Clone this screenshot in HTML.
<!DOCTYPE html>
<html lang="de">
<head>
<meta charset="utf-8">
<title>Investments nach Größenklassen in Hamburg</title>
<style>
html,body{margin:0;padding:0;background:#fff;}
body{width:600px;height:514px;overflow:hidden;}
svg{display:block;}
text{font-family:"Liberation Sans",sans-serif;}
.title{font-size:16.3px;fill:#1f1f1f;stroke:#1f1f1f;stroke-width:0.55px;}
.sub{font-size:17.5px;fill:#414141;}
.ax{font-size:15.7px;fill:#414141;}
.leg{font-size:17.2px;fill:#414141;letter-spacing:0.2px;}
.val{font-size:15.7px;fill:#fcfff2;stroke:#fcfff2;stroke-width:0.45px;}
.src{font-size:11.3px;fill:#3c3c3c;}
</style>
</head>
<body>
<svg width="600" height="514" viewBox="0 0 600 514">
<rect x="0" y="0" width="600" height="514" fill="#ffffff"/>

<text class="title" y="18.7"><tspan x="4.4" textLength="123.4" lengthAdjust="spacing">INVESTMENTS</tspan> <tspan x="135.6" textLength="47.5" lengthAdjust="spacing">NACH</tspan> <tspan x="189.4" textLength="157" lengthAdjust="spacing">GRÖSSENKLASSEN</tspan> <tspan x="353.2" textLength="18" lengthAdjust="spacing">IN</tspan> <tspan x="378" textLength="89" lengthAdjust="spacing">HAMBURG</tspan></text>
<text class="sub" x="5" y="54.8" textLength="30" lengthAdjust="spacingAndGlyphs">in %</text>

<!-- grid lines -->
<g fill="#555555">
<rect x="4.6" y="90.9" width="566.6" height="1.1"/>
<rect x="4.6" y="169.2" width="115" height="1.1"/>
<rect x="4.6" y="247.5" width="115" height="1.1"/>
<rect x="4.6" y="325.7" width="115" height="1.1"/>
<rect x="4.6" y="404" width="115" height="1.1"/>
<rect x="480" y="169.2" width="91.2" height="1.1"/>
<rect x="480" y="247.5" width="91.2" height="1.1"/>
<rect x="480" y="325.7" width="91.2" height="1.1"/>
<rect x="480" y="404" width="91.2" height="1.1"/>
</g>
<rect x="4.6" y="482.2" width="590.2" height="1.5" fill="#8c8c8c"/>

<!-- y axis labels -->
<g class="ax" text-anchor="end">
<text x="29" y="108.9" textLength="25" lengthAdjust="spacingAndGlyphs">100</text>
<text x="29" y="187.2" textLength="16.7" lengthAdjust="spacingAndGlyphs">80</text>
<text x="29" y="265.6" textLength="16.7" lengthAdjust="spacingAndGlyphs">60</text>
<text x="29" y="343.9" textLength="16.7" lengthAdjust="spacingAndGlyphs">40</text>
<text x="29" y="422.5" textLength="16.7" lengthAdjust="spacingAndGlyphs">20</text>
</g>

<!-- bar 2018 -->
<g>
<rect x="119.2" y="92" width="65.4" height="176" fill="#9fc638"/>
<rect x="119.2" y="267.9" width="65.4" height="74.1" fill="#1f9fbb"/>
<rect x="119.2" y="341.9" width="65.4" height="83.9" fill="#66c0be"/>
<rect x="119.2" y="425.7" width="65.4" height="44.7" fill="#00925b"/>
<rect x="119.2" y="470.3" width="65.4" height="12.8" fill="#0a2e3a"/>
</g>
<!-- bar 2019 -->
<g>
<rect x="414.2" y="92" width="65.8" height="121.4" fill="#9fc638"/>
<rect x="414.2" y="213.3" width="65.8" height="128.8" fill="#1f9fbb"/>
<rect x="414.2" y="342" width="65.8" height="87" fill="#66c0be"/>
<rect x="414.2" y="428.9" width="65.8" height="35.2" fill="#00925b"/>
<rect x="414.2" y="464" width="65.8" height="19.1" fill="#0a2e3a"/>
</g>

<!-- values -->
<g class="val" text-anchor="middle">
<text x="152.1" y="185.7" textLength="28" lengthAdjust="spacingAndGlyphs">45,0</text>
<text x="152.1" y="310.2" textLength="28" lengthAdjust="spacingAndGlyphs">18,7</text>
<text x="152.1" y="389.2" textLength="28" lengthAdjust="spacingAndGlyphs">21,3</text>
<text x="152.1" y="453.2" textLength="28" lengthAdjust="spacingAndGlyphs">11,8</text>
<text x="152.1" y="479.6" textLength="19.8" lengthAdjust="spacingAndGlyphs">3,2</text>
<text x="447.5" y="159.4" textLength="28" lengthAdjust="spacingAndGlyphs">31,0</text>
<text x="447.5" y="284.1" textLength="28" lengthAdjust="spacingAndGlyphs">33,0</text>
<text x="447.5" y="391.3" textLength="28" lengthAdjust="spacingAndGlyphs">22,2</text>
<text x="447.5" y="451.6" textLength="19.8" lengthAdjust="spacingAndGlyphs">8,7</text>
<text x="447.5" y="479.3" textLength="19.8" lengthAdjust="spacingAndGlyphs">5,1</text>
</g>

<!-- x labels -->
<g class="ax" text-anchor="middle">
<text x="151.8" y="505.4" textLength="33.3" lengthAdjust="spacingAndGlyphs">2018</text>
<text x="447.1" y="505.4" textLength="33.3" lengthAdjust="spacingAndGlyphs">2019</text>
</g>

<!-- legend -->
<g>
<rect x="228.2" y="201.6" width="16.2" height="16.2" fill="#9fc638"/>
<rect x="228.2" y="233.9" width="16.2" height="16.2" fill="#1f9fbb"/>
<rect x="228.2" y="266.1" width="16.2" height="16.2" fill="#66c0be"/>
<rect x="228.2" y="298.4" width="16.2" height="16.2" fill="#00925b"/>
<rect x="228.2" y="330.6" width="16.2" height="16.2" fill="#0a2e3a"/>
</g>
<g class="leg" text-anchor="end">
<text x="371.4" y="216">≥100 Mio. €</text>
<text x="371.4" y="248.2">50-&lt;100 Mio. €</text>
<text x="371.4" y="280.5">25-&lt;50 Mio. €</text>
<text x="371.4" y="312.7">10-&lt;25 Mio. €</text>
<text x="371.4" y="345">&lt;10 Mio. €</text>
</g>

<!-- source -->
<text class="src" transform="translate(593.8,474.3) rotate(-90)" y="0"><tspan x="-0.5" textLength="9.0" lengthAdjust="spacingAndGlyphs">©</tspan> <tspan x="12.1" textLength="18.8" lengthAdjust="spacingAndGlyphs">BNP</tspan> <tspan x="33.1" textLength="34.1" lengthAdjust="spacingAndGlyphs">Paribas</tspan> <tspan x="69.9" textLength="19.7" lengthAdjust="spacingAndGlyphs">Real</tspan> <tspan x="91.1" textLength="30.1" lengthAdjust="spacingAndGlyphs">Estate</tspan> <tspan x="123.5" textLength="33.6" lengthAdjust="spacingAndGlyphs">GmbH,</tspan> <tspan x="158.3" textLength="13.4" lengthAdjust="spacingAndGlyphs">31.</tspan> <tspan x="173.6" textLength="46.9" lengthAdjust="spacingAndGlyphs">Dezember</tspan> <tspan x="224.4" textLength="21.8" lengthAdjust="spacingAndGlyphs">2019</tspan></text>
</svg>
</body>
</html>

◆ Problem description
Write out the whole listing again, exactly as it stands.

◆ Result of the task
Clone this screenshot in HTML.
<!DOCTYPE html>
<html lang="de">
<head>
<meta charset="utf-8">
<title>Investments nach Größenklassen in Hamburg</title>
<style>
html,body{margin:0;padding:0;background:#fff;}
body{width:600px;height:514px;overflow:hidden;}
svg{display:block;}
text{font-family:"Liberation Sans",sans-serif;}
.title{font-size:16.3px;fill:#1f1f1f;stroke:#1f1f1f;stroke-width:0.55px;}
.sub{font-size:17.5px;fill:#414141;}
.ax{font-size:15.7px;fill:#414141;}
.leg{font-size:17.2px;fill:#414141;letter-spacing:0.2px;}
.val{font-size:15.7px;fill:#fcfff2;stroke:#fcfff2;stroke-width:0.45px;}
.src{font-size:11.3px;fill:#3c3c3c;}
</style>
</head>
<body>
<svg width="600" height="514" viewBox="0 0 600 514">
<rect x="0" y="0" width="600" height="514" fill="#ffffff"/>

<text class="title" y="18.7"><tspan x="4.4" textLength="123.4" lengthAdjust="spacing">INVESTMENTS</tspan> <tspan x="135.6" textLength="47.5" lengthAdjust="spacing">NACH</tspan> <tspan x="189.4" textLength="157" lengthAdjust="spacing">GRÖSSENKLASSEN</tspan> <tspan x="353.2" textLength="18" lengthAdjust="spacing">IN</tspan> <tspan x="378" textLength="89" lengthAdjust="spacing">HAMBURG</tspan></text>
<text class="sub" x="5" y="54.8" textLength="30" lengthAdjust="spacingAndGlyphs">in %</text>

<!-- grid lines -->
<g fill="#555555">
<rect x="4.6" y="90.9" width="566.6" height="1.1"/>
<rect x="4.6" y="169.2" width="115" height="1.1"/>
<rect x="4.6" y="247.5" width="115" height="1.1"/>
<rect x="4.6" y="325.7" width="115" height="1.1"/>
<rect x="4.6" y="404" width="115" height="1.1"/>
<rect x="480" y="169.2" width="91.2" height="1.1"/>
<rect x="480" y="247.5" width="91.2" height="1.1"/>
<rect x="480" y="325.7" width="91.2" height="1.1"/>
<rect x="480" y="404" width="91.2" height="1.1"/>
</g>
<rect x="4.6" y="482.2" width="590.2" height="1.5" fill="#8c8c8c"/>

<!-- y axis labels -->
<g class="ax" text-anchor="end">
<text x="29" y="108.9" textLength="25" lengthAdjust="spacingAndGlyphs">100</text>
<text x="29" y="187.2" textLength="16.7" lengthAdjust="spacingAndGlyphs">80</text>
<text x="29" y="265.6" textLength="16.7" lengthAdjust="spacingAndGlyphs">60</text>
<text x="29" y="343.9" textLength="16.7" lengthAdjust="spacingAndGlyphs">40</text>
<text x="29" y="422.5" textLength="16.7" lengthAdjust="spacingAndGlyphs">20</text>
</g>

<!-- bar 2018 -->
<g>
<rect x="119.2" y="92" width="65.4" height="176" fill="#9fc638"/>
<rect x="119.2" y="267.9" width="65.4" height="74.1" fill="#1f9fbb"/>
<rect x="119.2" y="341.9" width="65.4" height="83.9" fill="#66c0be"/>
<rect x="119.2" y="425.7" width="65.4" height="44.7" fill="#00925b"/>
<rect x="119.2" y="470.3" width="65.4" height="12.8" fill="#0a2e3a"/>
</g>
<!-- bar 2019 -->
<g>
<rect x="414.2" y="92" width="65.8" height="121.4" fill="#9fc638"/>
<rect x="414.2" y="213.3" width="65.8" height="128.8" fill="#1f9fbb"/>
<rect x="414.2" y="342" width="65.8" height="87" fill="#66c0be"/>
<rect x="414.2" y="428.9" width="65.8" height="35.2" fill="#00925b"/>
<rect x="414.2" y="464" width="65.8" height="19.1" fill="#0a2e3a"/>
</g>

<!-- values -->
<g class="val" text-anchor="middle">
<text x="152.1" y="185.7" textLength="28" lengthAdjust="spacingAndGlyphs">45,0</text>
<text x="152.1" y="310.2" textLength="28" lengthAdjust="spacingAndGlyphs">18,7</text>
<text x="152.1" y="389.2" textLength="28" lengthAdjust="spacingAndGlyphs">21,3</text>
<text x="152.1" y="453.2" textLength="28" lengthAdjust="spacingAndGlyphs">11,8</text>
<text x="152.1" y="479.6" textLength="19.8" lengthAdjust="spacingAndGlyphs">3,2</text>
<text x="447.5" y="159.4" textLength="28" lengthAdjust="spacingAndGlyphs">31,0</text>
<text x="447.5" y="284.1" textLength="28" lengthAdjust="spacingAndGlyphs">33,0</text>
<text x="447.5" y="391.3" textLength="28" lengthAdjust="spacingAndGlyphs">22,2</text>
<text x="447.5" y="451.6" textLength="19.8" lengthAdjust="spacingAndGlyphs">8,7</text>
<text x="447.5" y="479.3" textLength="19.8" lengthAdjust="spacingAndGlyphs">5,1</text>
</g>

<!-- x labels -->
<g class="ax" text-anchor="middle">
<text x="151.8" y="505.4" textLength="33.3" lengthAdjust="spacingAndGlyphs">2018</text>
<text x="447.1" y="505.4" textLength="33.3" lengthAdjust="spacingAndGlyphs">2019</text>
</g>

<!-- legend -->
<g>
<rect x="228.2" y="201.6" width="16.2" height="16.2" fill="#9fc638"/>
<rect x="228.2" y="233.9" width="16.2" height="16.2" fill="#1f9fbb"/>
<rect x="228.2" y="266.1" width="16.2" height="16.2" fill="#66c0be"/>
<rect x="228.2" y="298.4" width="16.2" height="16.2" fill="#00925b"/>
<rect x="228.2" y="330.6" width="16.2" height="16.2" fill="#0a2e3a"/>
</g>
<g class="leg" text-anchor="end">
<text x="371.4" y="216">≥100 Mio. €</text>
<text x="371.4" y="248.2">50-&lt;100 Mio. €</text>
<text x="371.4" y="280.5">25-&lt;50 Mio. €</text>
<text x="371.4" y="312.7">10-&lt;25 Mio. €</text>
<text x="371.4" y="345">&lt;10 Mio. €</text>
</g>

<!-- source -->
<text class="src" transform="translate(593.8,474.3) rotate(-90)" y="0"><tspan x="-0.5" textLength="9.0" lengthAdjust="spacingAndGlyphs">©</tspan> <tspan x="12.1" textLength="18.8" lengthAdjust="spacingAndGlyphs">BNP</tspan> <tspan x="33.1" textLength="34.1" lengthAdjust="spacingAndGlyphs">Paribas</tspan> <tspan x="69.9" textLength="19.7" lengthAdjust="spacingAndGlyphs">Real</tspan> <tspan x="91.1" textLength="30.1" lengthAdjust="spacingAndGlyphs">Estate</tspan> <tspan x="123.5" textLength="33.6" lengthAdjust="spacingAndGlyphs">GmbH,</tspan> <tspan x="158.3" textLength="13.4" lengthAdjust="spacingAndGlyphs">31.</tspan> <tspan x="173.6" textLength="46.9" lengthAdjust="spacingAndGlyphs">Dezember</tspan> <tspan x="224.4" textLength="21.8" lengthAdjust="spacingAndGlyphs">2019</tspan></text>
</svg>
</body>
</html>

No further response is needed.